Investor interest was piqued by a speech given by May shortly before becoming PM, in which she promised Treasury-backed bonds for new infrastructure projects - a departure from six years of spending cuts under David Cameron’s government.
May has made infrastructure spending a cornerstone of her industrial strategy, aimed at kickstarting an economy weakened by Brexit, a move under consideration across developed economies on fears over the effectiveness of ultra-loose monetary policy.
With Bank of England governor Mark Carney ruling out negative rates, and UK finance minister Philip Hammond saying he will take “any necessary steps” to support the economy, investors are positioning for the use of infrastructure as a policy tool.
Gavin Haynes, managing director of wealth manager Whitechurch Securities, has doubled clients’ exposure to global infrastructure funds post-referendum, at the expense of commercial property and European equities.
“We see it as a global trend - it is not just about Brexit,” he said. “Traditional monetary policy seems to be running out of steam to stimulate the economy.”
Infrastructure trusts, including those run by III and John Laing , have hit record highs post-referendum, extending gains after the BoE cut interest rates on Aug. 4.
Their performance contrasts with that of property investment trusts, which that have slumped on fears of price declines as businesses abandon London as a European base.
“There is a lot of demand for government-backed income streams,” said Colette Ord, an analyst covering property and infrastructure trusts at Numis. “They are seen as being higher-quality.”

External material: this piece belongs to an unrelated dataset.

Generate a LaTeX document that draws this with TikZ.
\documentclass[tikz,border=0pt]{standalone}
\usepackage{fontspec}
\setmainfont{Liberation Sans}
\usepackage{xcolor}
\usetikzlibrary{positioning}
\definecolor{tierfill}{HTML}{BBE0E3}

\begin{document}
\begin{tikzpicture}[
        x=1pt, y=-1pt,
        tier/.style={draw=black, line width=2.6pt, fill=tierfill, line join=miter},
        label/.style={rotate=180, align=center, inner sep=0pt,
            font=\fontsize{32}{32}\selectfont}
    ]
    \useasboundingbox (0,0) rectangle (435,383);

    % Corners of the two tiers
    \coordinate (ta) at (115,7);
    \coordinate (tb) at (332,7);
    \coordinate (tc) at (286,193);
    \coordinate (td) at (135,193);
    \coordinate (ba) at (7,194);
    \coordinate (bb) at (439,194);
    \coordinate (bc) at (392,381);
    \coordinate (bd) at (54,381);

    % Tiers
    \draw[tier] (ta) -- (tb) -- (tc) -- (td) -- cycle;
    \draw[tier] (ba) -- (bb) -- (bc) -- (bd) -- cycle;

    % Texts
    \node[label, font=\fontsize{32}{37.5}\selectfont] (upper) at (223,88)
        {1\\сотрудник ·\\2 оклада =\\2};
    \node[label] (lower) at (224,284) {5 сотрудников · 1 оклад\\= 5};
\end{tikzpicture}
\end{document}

That safety comes at a price, however: the average infrastructure trust investing in government-backed assets is trading at a 20 percent premium to net assets, an all-time high.
Investors concerned with trust valuations are instead looking to stocks that may benefit from a pick-up in construction - from brick-makers to builders’ merchants.

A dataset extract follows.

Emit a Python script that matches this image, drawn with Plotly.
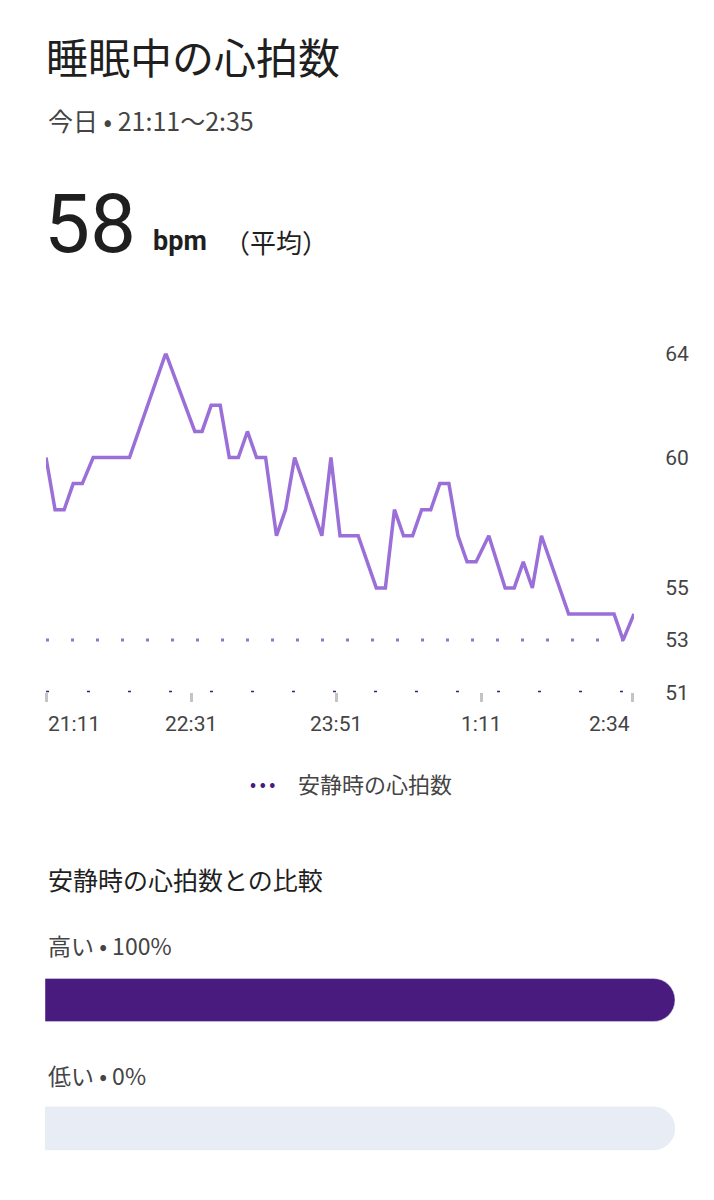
import plotly.graph_objects as go

W, H = 714, 1200
# minutes since 21:11
minutes = [0,5,10,15,20,26,46,66,82,86,91,96,101,106,111,116,121,127,132,137,152,157,162,172,182,187,192,197,202,207,212,217,222,227,232,237,244,253,258,263,268,273,288,313,318,324]
bpm = [60,58,58,59,59,60,60,64,61,61,62,62,60,60,61,60,60,57,58,60,57,60,57,57,55,55,58,57,57,58,58,59,59,57,56,56,57,55,55,56,55,57,54,54,53,54]
resting = 53
y_ticks = [51,53,55,60,64]
x_tickvals = [0,80,160,240,323]
x_ticktext = ["21:11","22:31","23:51","1:11","2:34"]
comp_labels = ["高い • 100%", "低い • 0%"]
comp_values = [100, 0]

def px(x): return x / W
def py(y): return 1 - y / H

PURPLE = "#9b6fd8"
DARK = "#4a1b7e"
GREY = "#444444"
FONT = "Noto Sans CJK JP"

fig = go.Figure()
fig.add_trace(go.Scatter(x=[0, 324], y=[resting, resting], mode="lines",
    line=dict(color="#9b6fd8", width=3, dash="3px,22px"), hoverinfo="skip", cliponaxis=False))
fig.add_trace(go.Scatter(x=[0, 324], y=[51, 51], mode="lines",
    line=dict(color=DARK, width=3, dash="3px,38px"), hoverinfo="skip"))
fig.add_trace(go.Scatter(x=minutes, y=bpm, mode="lines",
    line=dict(color=PURPLE, width=3.5), cliponaxis=False))

# comparison bars
fig.add_trace(go.Bar(x=[100, 100], y=[0, 1], orientation="h", marker_color="#e8ecf5",
    xaxis="x2", yaxis="y2", width=44/131))
fig.add_trace(go.Bar(x=comp_values, y=[0, 1], orientation="h", marker_color=DARK,
    xaxis="x2", yaxis="y2", width=44/131))

fig.update_layout(
    width=W, height=H, margin=dict(l=0, r=0, t=0, b=0),
    paper_bgcolor="white", plot_bgcolor="white", showlegend=False,
    font=dict(family=FONT, color=GREY),
    barmode="overlay", barcornerradius=22,
    xaxis=dict(domain=[px(38), px(626)], range=[0, 324], showgrid=False, zeroline=False,
        showline=False, tickvals=x_tickvals, showticklabels=False, ticks="outside",
        ticklen=9, tickwidth=3, tickcolor="#c4c4c4"),
    yaxis=dict(domain=[py(686), py(340)], range=[51, 64], side="right", showgrid=False,
        zeroline=False, showline=False, tickvals=y_ticks, ticks="outside", ticklen=26,
        tickcolor="rgba(0,0,0,0)", tickfont=dict(size=21, color=GREY, family="Roboto")),
    xaxis2=dict(domain=[px(37), px(667)], range=[0, 100], visible=False, anchor="y2"),
    yaxis2=dict(domain=[py(1196.5), py(934.5)], range=[1.5, -0.5], visible=False, anchor="x2"),
)

ann = []
def T(x, y, text, size, color="#1f1f1f", xanchor="left", **kw):
    ann.append(dict(x=px(x), y=py(y), xref="paper", yref="paper", text=text, showarrow=False,
        xanchor=xanchor, yanchor="middle", font=dict(size=size, color=color, family=kw.get("family", FONT))))

T(36, 36, "睡眠中の心拍数", 42)
T(38, 102, "今日 • 21:11〜2:35", 25, GREY)
T(34, 208, "58", 82, "#1f1f1f", family="Roboto")
T(143, 226, "<b>bpm</b>", 27, "#1f1f1f", family="Roboto")
T(214, 226, "（平均）", 26, "#1f1f1f")
T(240, 779, "<b>• • •</b>", 16, DARK)
T(288, 779, "安静時の心拍数", 22, GREY)
T(38, 877, "安静時の心拍数との比較", 25, "#1f1f1f")
T(38, 944, comp_labels[0], 23, GREY)
T(38, 1077, comp_labels[1], 23, GREY)
fig.update_layout(annotations=ann)

anchors = ["left", "center", "center", "center", "right"]
for v, t, a in zip(x_tickvals, x_ticktext, anchors):
    fig.add_annotation(x=v, y=py(718), xref="x", yref="paper", text=t, showarrow=False,
        xanchor=a, yanchor="middle", font=dict(size=21, color=GREY, family="Roboto"))

fig.write_html("out.html")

Tony Yarrow, a fund manager at Wise Investments, has been adding to his holdings in the sector, that include construction company Kier and brick-maker Ibstock.
“If I were May or Phillip Hammond I would be saying ‘the environment has changed: we can borrow as much money as we want almost for nothing’,” he said.

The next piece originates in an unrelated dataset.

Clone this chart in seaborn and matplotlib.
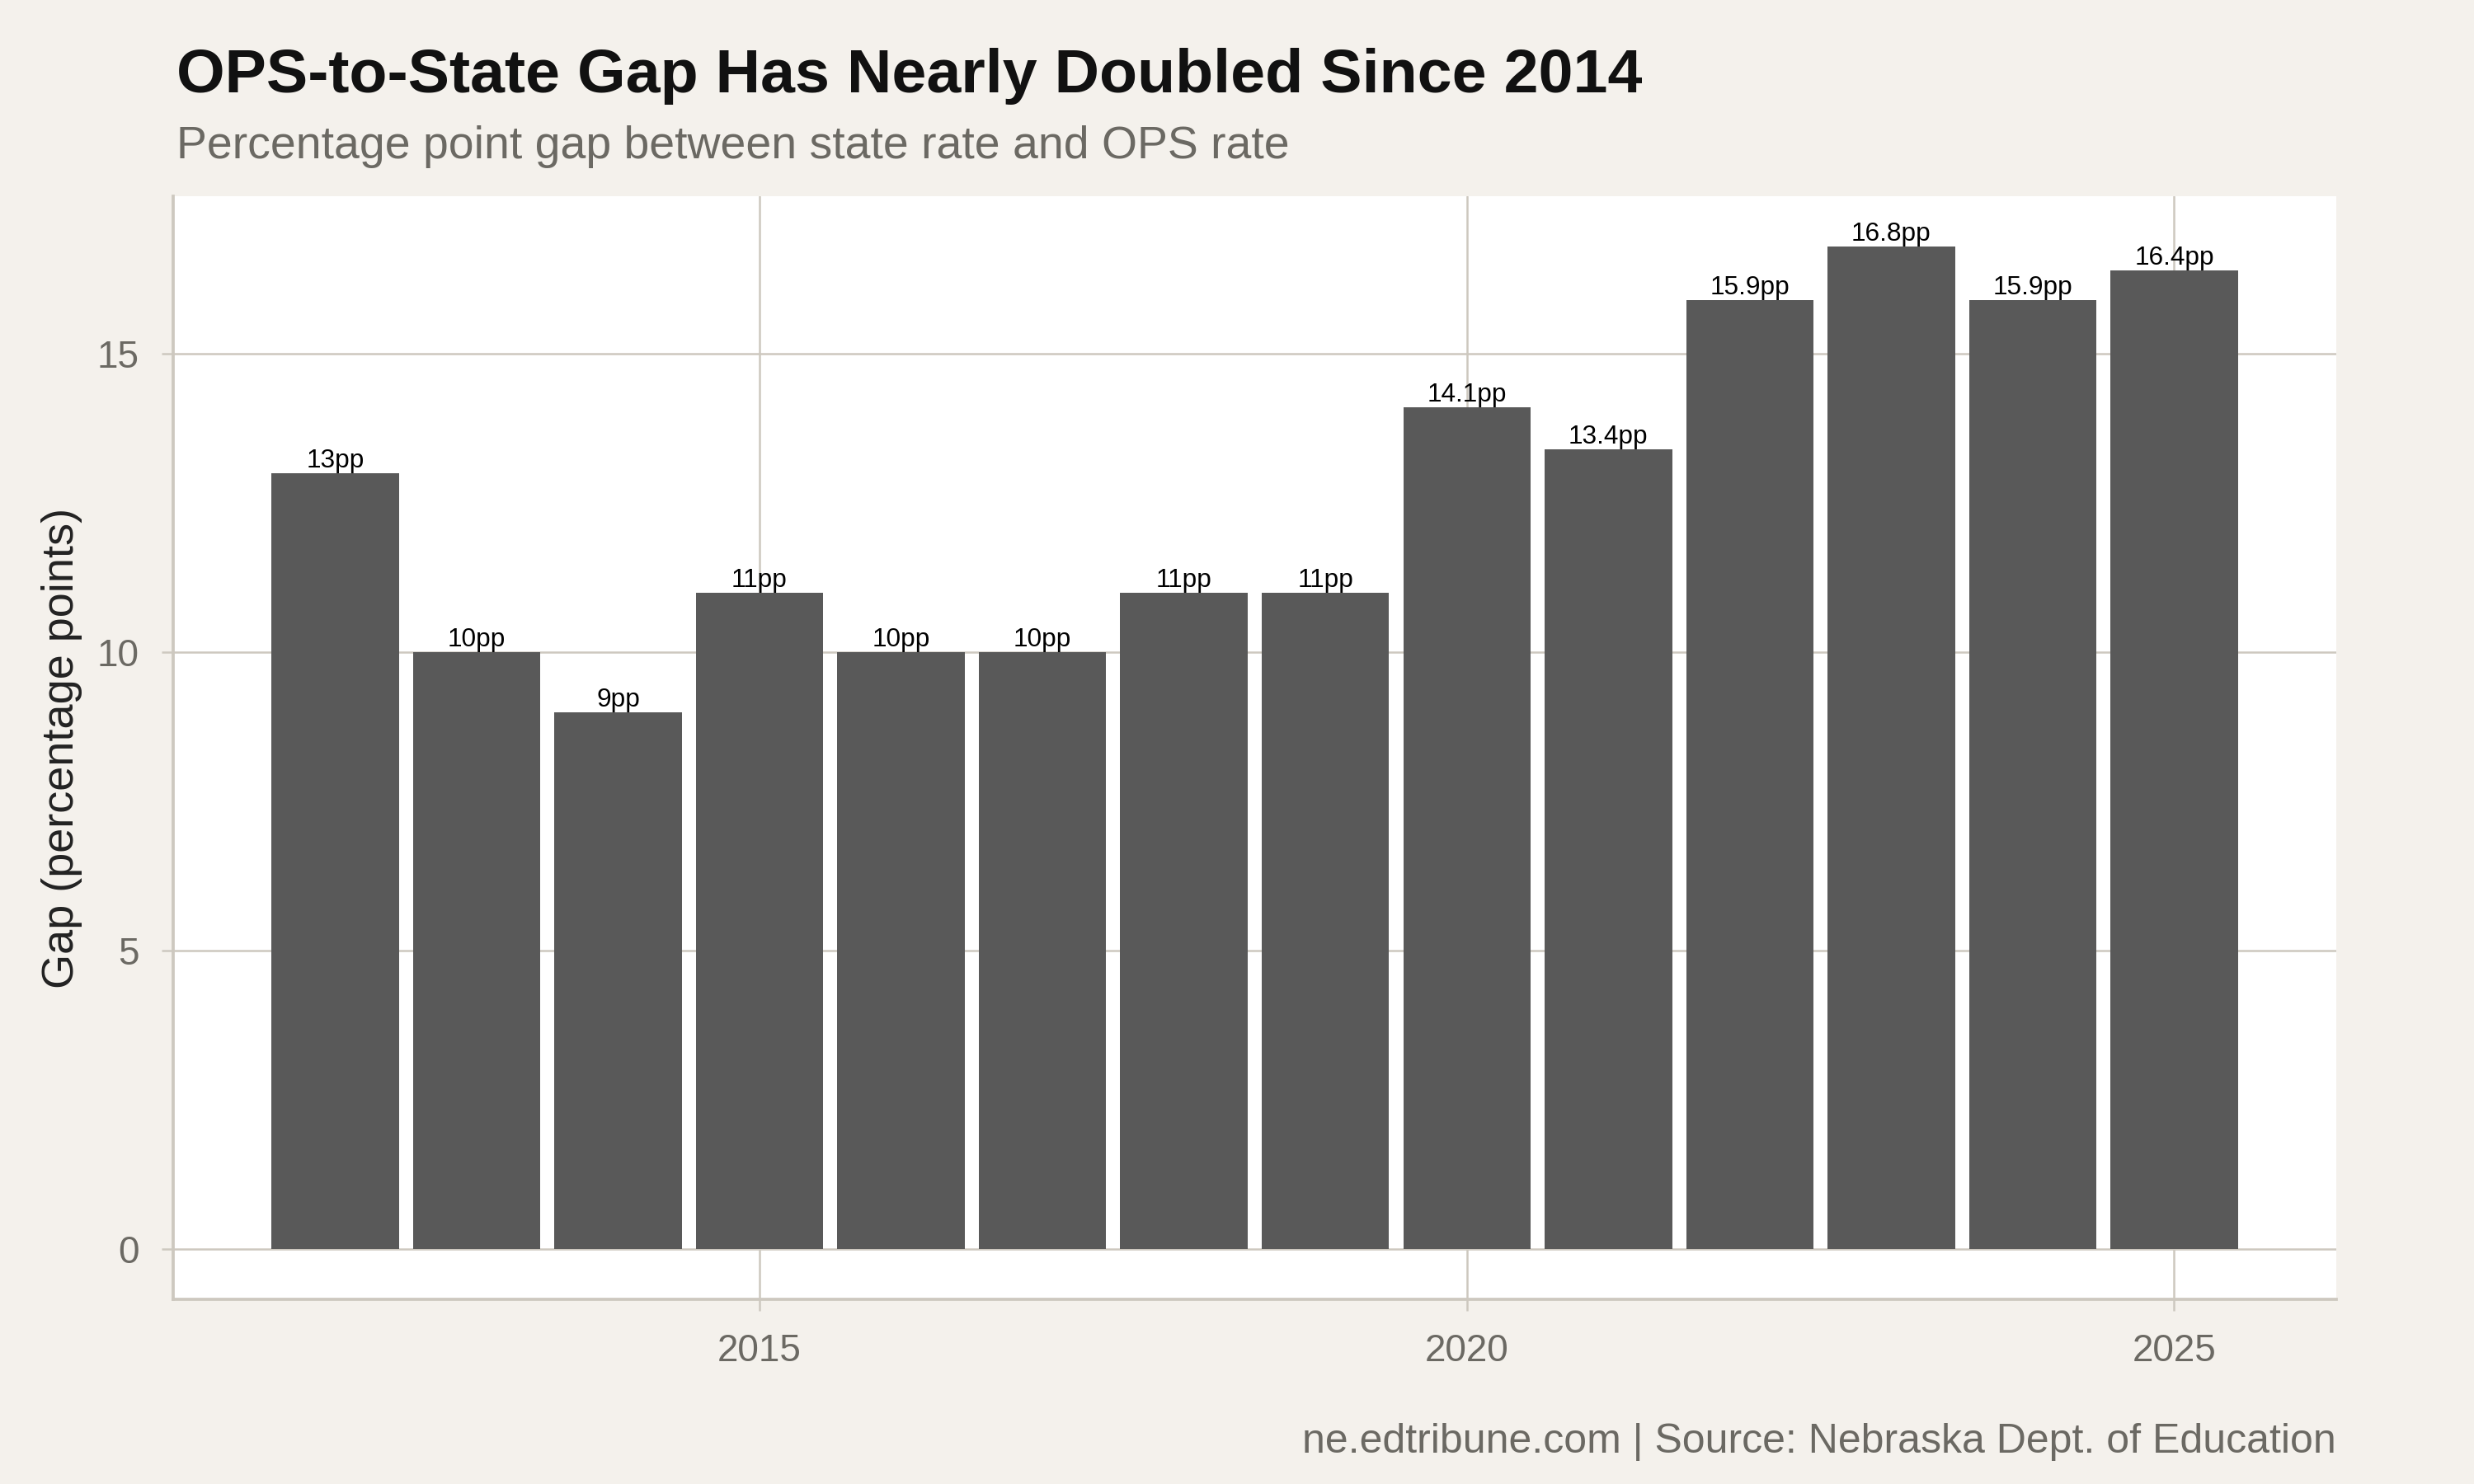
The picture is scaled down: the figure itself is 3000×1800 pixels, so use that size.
import numpy as np
import pandas as pd
import seaborn as sns
import matplotlib.pyplot as plt

years = [2012, 2013, 2014, 2015, 2016, 2017, 2018, 2019, 2020, 2021, 2022, 2023, 2024, 2025]
gap = [13, 10, 9, 11, 10, 10, 11, 11, 14.1, 13.4, 15.9, 16.8, 15.9, 16.4]
x_ticks = [2015, 2020, 2025]
y_ticks = [0, 5, 10, 15]

title = 'OPS-to-State Gap Has Nearly Doubled Since 2014'
subtitle = 'Percentage point gap between state rate and OPS rate'
caption = 'ne.edtribune.com | Source: Nebraska Dept. of Education'

df = pd.DataFrame({'year': years, 'gap': gap})

bg = '#f4f1ec'
line_col = '#cdc8bf'
grey_txt = '#6b6963'

sns.set_style('white')
plt.rcParams['font.family'] = ['Liberation Sans', 'DejaVu Sans']

fig = plt.figure(figsize=(10, 6), dpi=300, facecolor=bg)
ax = fig.add_axes([0.07, 0.1244, 0.8743, 0.7434])
ax.set_facecolor('white')

sns.barplot(data=df, x='year', y='gap', native_scale=True, width=0.9,
            color='#595959', saturation=1, linewidth=0, ax=ax, zorder=3)

labels = [f'{v:g}pp' for v in df['gap']]
ax.bar_label(ax.containers[0], labels=labels, padding=0, fontsize=7.6, color='black')

ax.set_xlim(2010.855, 2026.145)
ax.set_ylim(-0.84, 17.64)
ax.set_xticks(x_ticks)
ax.set_yticks(y_ticks)

ax.grid(True, color=line_col, linewidth=0.6, zorder=0)
ax.set_axisbelow(True)

for side in ['top', 'right']:
    ax.spines[side].set_visible(False)
for side in ['left', 'bottom']:
    ax.spines[side].set_visible(True)
    ax.spines[side].set_color(line_col)
    ax.spines[side].set_linewidth(0.9)

ax.tick_params(axis='both', length=3.4, width=0.6, color=line_col,
               labelcolor=grey_txt, labelsize=11, pad=6.5, left=True, bottom=True)

ax.set_xlabel('')
ax.set_ylabel('Gap (percentage points)', fontsize=13, color='#222222')
ax.yaxis.set_label_coords(-0.042, 0.5)

fig.text(0.0713, 0.9378, title, fontsize=18.1, fontweight='bold', color='#111111', va='baseline')
fig.text(0.0713, 0.8933, subtitle, fontsize=13.3, color=grey_txt, va='baseline')
fig.text(0.9443, 0.0211, caption, fontsize=12, color=grey_txt, ha='right', va='baseline')

fig.savefig('out.png', dpi=300, facecolor=bg)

“There is a massive need for infrastructure in the UK.”
Part of the attraction for Yarrow of a company like Kier is that a large chunk of its revenues come from more stable sources, including motorway maintenance and refuse collection.
Analysts at Barclays estimate the UK requires 215 billion pounds of investment to replace ageing utilities infrastructure and wean the economy off carbon-based fuel.
“Construction companies are priced as though they are in an economy that is going into recession, but if there is any sort of stimulus valuations look pretty attractive,” Yarrow added.
Costain is the most exposed to the theme, with 90 percent of its revenues coming from UK construction, according to JP Morgan, followed by WS Atkins, Interserve and Kier. Balfour Beatty and Carillion could also see a boost, the bank’s analysts said.
Stephen Bailey, a fund manager at Liontrust, and whose fund is among Kier’s largest shareholders, has also been adding to holdings that he believes have been unfairly penalised.
“Central banks have got to be quite inventive: most tricks have been tried,” he said. “I‘m not a believer that cutting rates will stimulate growth, but construction could be a way of providing that kind of stimulus.”